PROVIDED DATA:
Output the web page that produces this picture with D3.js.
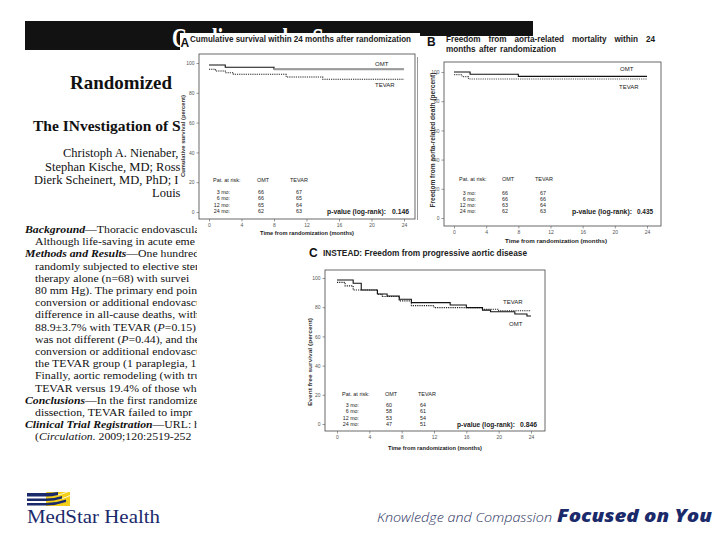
<!DOCTYPE html>
<html><head><meta charset="utf-8">
<script src="https://cdn.jsdelivr.net/npm/d3@7"></script>
<style>body{margin:0;background:#fff}svg{display:block}</style>
</head><body>
<svg id="c" width="720" height="540"></svg>
<script>
// ---------- data ----------
const months = [0, 4, 8, 12, 16, 20, 24];
const survivalTicks = [0, 20, 40, 60, 80, 100];
const riskRows = ["3 mo:", "6 mo:", "12 mo:", "24 mo:"];
const groups = ["OMT", "TEVAR"];

const aOmt = [[0, 98.7], [2, 97.1], [8, 95.8], [24, 95.8]];
const aTevar = [[0, 95.8], [0.8, 94.6], [2, 93.5], [3, 92.4], [9.5, 90.6], [14, 89.1], [24, 89.1]];
const aRiskOmt = [66, 66, 65, 62];
const aRiskTevar = [67, 65, 64, 63];
const aP = "0.146";

const bOmt = [[0, 100], [2, 98.5], [8, 97.0], [24, 97.0]];
const bTevar = [[0, 98.2], [1, 96.8], [1.8, 95.2], [24, 95.2]];
const bRiskOmt = [66, 66, 63, 62];
const bRiskTevar = [67, 66, 64, 63];
const bP = "0.435";

const cOmt = [[0, 98.6], [2, 96.4], [3, 91.8], [5, 89], [6.2, 87.7], [7.7, 85.4], [9.2, 83.1], [14, 81.5], [16, 79.7], [18, 78], [19, 76.9], [22, 75.3], [23.5, 74], [24, 74]];
const cTevar = [[0, 97], [1, 94.6], [2, 91.8], [5, 88.9], [5.6, 87.3], [7.7, 84.3], [9.2, 81.1], [12, 79.7], [18, 78.6], [20, 77.6], [24, 77.6]];
const cRiskOmt = [60, 58, 53, 47];
const cRiskTevar = [64, 61, 54, 51];
const cP = "0.846";

// ---------- drawing ----------
const svg = d3.select("#c");
const SANS = "Liberation Sans, Arial, sans-serif";
const SERIF = "Liberation Serif, Times New Roman, serif";
const defs = svg.append("defs");
defs.append("clipPath").attr("id", "clipAuth").append("rect").attr("x", 0).attr("y", 0).attr("width", 185).attr("height", 220);
defs.append("clipPath").attr("id", "clipAbs").append("rect").attr("x", 0).attr("y", 215).attr("width", 197).attr("height", 240);
defs.append("clipPath").attr("id", "clipHead").append("rect").attr("x", 25).attr("y", 21).attr("width", 508).attr("height", 29);

// header bar + title
svg.append("rect").attr("x", 25).attr("y", 21).attr("width", 508).attr("height", 29).attr("fill", "#121212");
svg.append("g").attr("clip-path", "url(#clipHead)").append("text").attr("x", 172).attr("y", 47).attr("font-family", SERIF).attr("font-weight", "bold")
  .attr("font-size", 27).attr("fill", "#fff").attr("textLength", 211).attr("lengthAdjust", "spacingAndGlyphs")
  .text("Cardiovascular Surgery");
svg.append("rect").attr("x", 180).attr("y", 33).attr("width", 240).attr("height", 20).attr("fill", "#fff");
svg.append("rect").attr("x", 420).attr("y", 36).attr("width", 120).attr("height", 20).attr("fill", "#fff");

// article page text
const auth = svg.append("g").attr("clip-path", "url(#clipAuth)").attr("font-family", SERIF).attr("fill", "#111");
auth.append("text").attr("x", 70).attr("y", 89).attr("font-size", 19).attr("font-weight", "bold").attr("textLength", 102).attr("lengthAdjust", "spacingAndGlyphs").text("Randomized");
auth.append("text").attr("x", 33).attr("y", 131).attr("font-size", 15.5).attr("font-weight", "bold").text("The INvestigation of S");
const authorLines = [[63, 157, "Christoph A. Nienaber,"], [45, 171, "Stephan Kische, MD; Ross"], [34, 184, "Dierk Scheinert, MD, PhD; I"], [152, 197, "Louis "]];
authorLines.forEach(l => auth.append("text").attr("x", l[0]).attr("y", l[1]).attr("font-size", 12.5).text(l[2]));

const abs = svg.append("g").attr("clip-path", "url(#clipAbs)").attr("font-family", SERIF).attr("fill", "#111").attr("font-size", 10.8);
const absLines = [
  [25, [["Background", "bi"], ["\u2014Thoracic endovascula", ""]]],
  [35, [["Although life-saving in acute eme", ""]]],
  [25, [["Methods and Results", "bi"], ["\u2014One hundred", ""]]],
  [35, [["randomly subjected to elective sten", ""]]],
  [35, [["therapy alone (n=68) with survei", ""]]],
  [35, [["80 mm Hg). The primary end point", ""]]],
  [35, [["conversion or additional endovascu", ""]]],
  [35, [["difference in all-cause deaths, with", ""]]],
  [35, [["88.9\u00b13.7% with TEVAR (", ""], ["P", "i"], ["=0.15)", ""]]],
  [35, [["was not different (", ""], ["P", "i"], ["=0.44), and the", ""]]],
  [35, [["conversion or additional endovascul", ""]]],
  [35, [["the TEVAR group (1 paraplegia, 1", ""]]],
  [35, [["Finally, aortic remodeling (with true", ""]]],
  [35, [["TEVAR versus 19.4% of those wh", ""]]],
  [25, [["Conclusions", "bi"], ["\u2014In the first randomize", ""]]],
  [35, [["dissection, TEVAR failed to impr", ""]]],
  [25, [["Clinical Trial Registration", "bi"], ["\u2014URL: h", ""]]],
  [35, [["(", ""], ["Circulation.", "i"], [" 2009;120:2519-252", ""]]]
];
absLines.forEach((l, i) => {
  const t = abs.append("text").attr("x", 0).attr("y", 0)
    .attr("transform", `translate(${l[0]},${233 + i * 12.2}) scale(1.09,1)`);
  l[1].forEach(s => {
    const ts = t.append("tspan").text(s[0]);
    if (s[1].includes("i")) ts.attr("font-style", "italic");
    if (s[1].includes("b")) ts.attr("font-weight", "bold");
  });
});

// panel B image border
svg.append("line").attr("x1", 417.5).attr("x2", 417.5).attr("y1", 57).attr("y2", 220).attr("stroke", "#999").attr("stroke-width", 1);

function txt(g, x, y, s, o = {}) {
  const t = g.append("text").attr("x", x).attr("y", y).attr("font-family", SANS)
    .attr("font-size", o.size || 5.5).attr("fill", o.fill || "#1a1a1a").attr("dominant-baseline", "central")
    .attr("text-anchor", o.anchor || "start").text(s);
  if (o.bold) t.attr("font-weight", "bold");
  if (o.len) t.attr("textLength", o.len).attr("lengthAdjust", "spacingAndGlyphs");
  return t;
}

function drawPanel(p) {
  const g = svg.append("g");
  const x = d3.scaleLinear().domain([0, 24]).range(p.xr);
  const y = d3.scaleLinear().domain([0, 100]).range(p.yr);
  const [l, t, r, b] = p.box;
  g.append("rect").attr("x", l).attr("y", t).attr("width", r - l).attr("height", b - t)
    .attr("fill", "none").attr("stroke", "#444").attr("stroke-width", 0.8);
  const xa = g.append("g").attr("transform", `translate(0,${b})`)
    .call(d3.axisBottom(x).tickValues(months).tickSize(2.5).tickPadding(2));
  const ya = g.append("g").attr("transform", `translate(${l},0)`)
    .call(d3.axisLeft(y).tickValues(survivalTicks).tickSize(2.5).tickPadding(2));
  [xa, ya].forEach(a => {
    a.select(".domain").remove();
    a.selectAll("line").attr("stroke", "#555").attr("stroke-width", 0.6);
    a.selectAll("text").attr("font-family", SANS).attr("font-size", 5).attr("fill", "#555");
  });
  const line = d3.line().x(d => x(d[0])).y(d => y(d[1])).curve(d3.curveStepAfter);
  g.append("path").datum(p.tevar).attr("d", line).attr("fill", "none")
    .attr("stroke", p.tevarColor || "#222").attr("stroke-width", 1.1).attr("stroke-dasharray", "1.2,1");
  g.append("path").datum(p.omt).attr("d", line).attr("fill", "none")
    .attr("stroke", "#111").attr("stroke-width", 1.1);
  if (p.omtGrayFrom !== undefined) {
    g.append("path").datum(p.omt.filter(d => d[0] >= p.omtGrayFrom)).attr("d", line).attr("fill", "none")
      .attr("stroke", "#9a9a9a").attr("stroke-width", 2);
  }
  // series labels
  txt(g, p.omtLab[0], p.omtLab[1], groups[0], { size: 6 });
  txt(g, p.tevLab[0], p.tevLab[1], groups[1], { size: 6 });
  // risk table
  const rk = p.risk;
  txt(g, rk.x, rk.head, "Pat. at risk:", { size: 5.5 });
  txt(g, rk.omtH, rk.head, groups[0], { size: 5.5 });
  txt(g, rk.tevH, rk.head, groups[1], { size: 5.5 });
  riskRows.forEach((s, i) => {
    const yy = rk.row0 + i * rk.dy;
    txt(g, rk.rowEnd, yy, s, { size: 5.3, anchor: "end" });
    txt(g, rk.omtV, yy, p.riskOmt[i], { size: 5.3, anchor: "middle" });
    txt(g, rk.tevV, yy, p.riskTevar[i], { size: 5.3, anchor: "middle" });
  });
  // p-value
  txt(g, p.pv[0], p.pv[2], "p-value (log-rank):", { size: 6.3, bold: true, len: p.pv[1] - p.pv[0] });
  txt(g, p.pv[3], p.pv[2], p.pval, { size: 6.3, bold: true, len: p.pv[4] - p.pv[3] });
  // axis titles
  txt(g, p.xt[0], p.xt[1], "Time from randomization (months)", { size: 6.2, bold: true, anchor: "middle", len: p.xt[2] });
  g.append("text").attr("transform", `translate(${p.yt[0]},${p.yt[1]}) rotate(-90)`)
    .attr("font-family", SANS).attr("font-size", p.yt[3]).attr("font-weight", "bold").attr("fill", "#333")
    .attr("text-anchor", "middle").attr("dominant-baseline", "central")
    .attr("textLength", p.yt[2]).attr("lengthAdjust", "spacingAndGlyphs").text(p.ytitle);
  return g;
}

// Panel A
const gA = drawPanel({
  xr: [209, 404], yr: [212, 63], box: [199, 54, 415, 219],
  omt: aOmt, tevar: aTevar, omtGrayFrom: 8, riskOmt: aRiskOmt, riskTevar: aRiskTevar, pval: aP,
  omtLab: [375, 64], tevLab: [375, 85],
  risk: { x: 213, head: 180, omtH: 257, tevH: 290, rowEnd: 230, omtV: 261, tevV: 299, row0: 192, dy: 6.3 },
  pv: [327, 386, 211, 392, 409], xt: [307, 232, 94], yt: [183, 136, 82, 5.5], ytitle: "Cumulative survival (percent)"
});
txt(gA, 180.5, 43, "A", { size: 12, bold: true, fill: "#111" });
txt(gA, 190, 39, "Cumulative survival within 24 months after randomization", { size: 8.5, bold: true, len: 221, fill: "#222" });

// Panel B
const gB = drawPanel({
  xr: [454, 647], yr: [218, 72], box: [444, 62, 661, 226],
  omt: bOmt, tevar: bTevar, tevarColor: "#555", riskOmt: bRiskOmt, riskTevar: bRiskTevar, pval: bP,
  omtLab: [620, 69], tevLab: [619, 87],
  risk: { x: 459, head: 179, omtH: 502, tevH: 535, rowEnd: 476, omtV: 505, tevV: 543, row0: 193, dy: 6 },
  pv: [572, 632, 211, 637, 653], xt: [556, 240, 102], yt: [432, 140, 135, 6.3], ytitle: "Freedom from aorta-related death (percent)"
});
txt(gB, 427, 42, "B", { size: 12, bold: true, fill: "#111" });
function justify(g, words, x0, x1, y, size) {
  const ts = words.map(w => txt(g, 0, y, w, { size: size, bold: true }));
  const ws = ts.map(t => t.node().getComputedTextLength());
  const gap = (x1 - x0 - d3.sum(ws)) / (words.length - 1);
  let cx = x0;
  ts.forEach((t, i) => { t.attr("x", cx); cx += ws[i] + gap; });
}
justify(gB, ["Freedom", "from", "aorta-related", "mortality", "within", "24"], 446, 655, 39, 8.2);
justify(gB, ["months", "after", "randomization"], 446, 556, 49, 8.2);

// Panel C
const gC = drawPanel({
  xr: [337, 531], yr: [424, 278], box: [325, 270, 545, 431],
  omt: cOmt, tevar: cTevar, riskOmt: cRiskOmt, riskTevar: cRiskTevar, pval: cP,
  omtLab: [509, 324], tevLab: [503, 302],
  risk: { x: 342, head: 394, omtH: 385, tevH: 418, rowEnd: 359, omtV: 389, tevV: 423, row0: 405, dy: 6.3 },
  pv: [457, 515, 424, 520, 537], xt: [435, 447, 94], yt: [310, 362, 88, 6], ytitle: "Event free survival (percent)"
});
txt(gC, 309, 253, "C", { size: 12, bold: true, fill: "#111" });
txt(gC, 323, 253, "INSTEAD: Freedom from progressive aortic disease", { size: 8.5, bold: true, len: 204, fill: "#222" });

// ---------- footer ----------
const NAVY = "#1b2a6b";
const logo = svg.append("g");
logo.append("rect").attr("x", 46).attr("y", 492).attr("width", 24).attr("height", 14).attr("fill", "#f4cf19");
logo.append("path").attr("d", "M27,493 L46,493 Q52,493 58,492 L58,495 Q52,496.5 46,496.5 L27,496.5 Z").attr("fill", NAVY);
logo.append("path").attr("d", "M27,498.5 L46,498.5 Q54,498.5 62,496 L62,498.5 Q54,501 46,501 L27,501 Z").attr("fill", NAVY);
logo.append("path").attr("d", "M27,503 L46,503 Q56,503 66,499.5 L66,502 Q56,505.5 46,505.5 L27,505.5 Z").attr("fill", NAVY);
logo.append("path").attr("d", "M58,495 Q64,493.5 70,491 M62,498.5 Q66,497.5 70,495.5").attr("stroke", "#fff").attr("stroke-width", 0.8).attr("fill", "none");
svg.append("text").attr("x", 27).attr("y", 523).attr("font-family", SERIF).attr("font-size", 18).attr("fill", NAVY)
  .attr("textLength", 133).attr("lengthAdjust", "spacingAndGlyphs").text("MedStar Health");
svg.append("text").attr("x", 377).attr("y", 522).attr("font-family", "Open Sans, sans-serif").attr("font-style", "italic")
  .attr("font-weight", 300).attr("font-size", 13.5).attr("fill", "#2b3262")
  .attr("textLength", 175).attr("lengthAdjust", "spacingAndGlyphs").text("Knowledge and Compassion");
svg.append("text").attr("x", 557).attr("y", 522).attr("font-family", "Open Sans, sans-serif").attr("font-style", "italic")
  .attr("font-weight", 800).attr("font-size", 17).attr("fill", NAVY)
  .attr("textLength", 155).attr("lengthAdjust", "spacingAndGlyphs").text("Focused on You");
</script>
</body></html>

WHAT YOU WILL DO: Using the material above, report each line where "page" occurs.

WRITTEN SOLUTION:
Output the web page that produces this picture with D3.js.
// article page text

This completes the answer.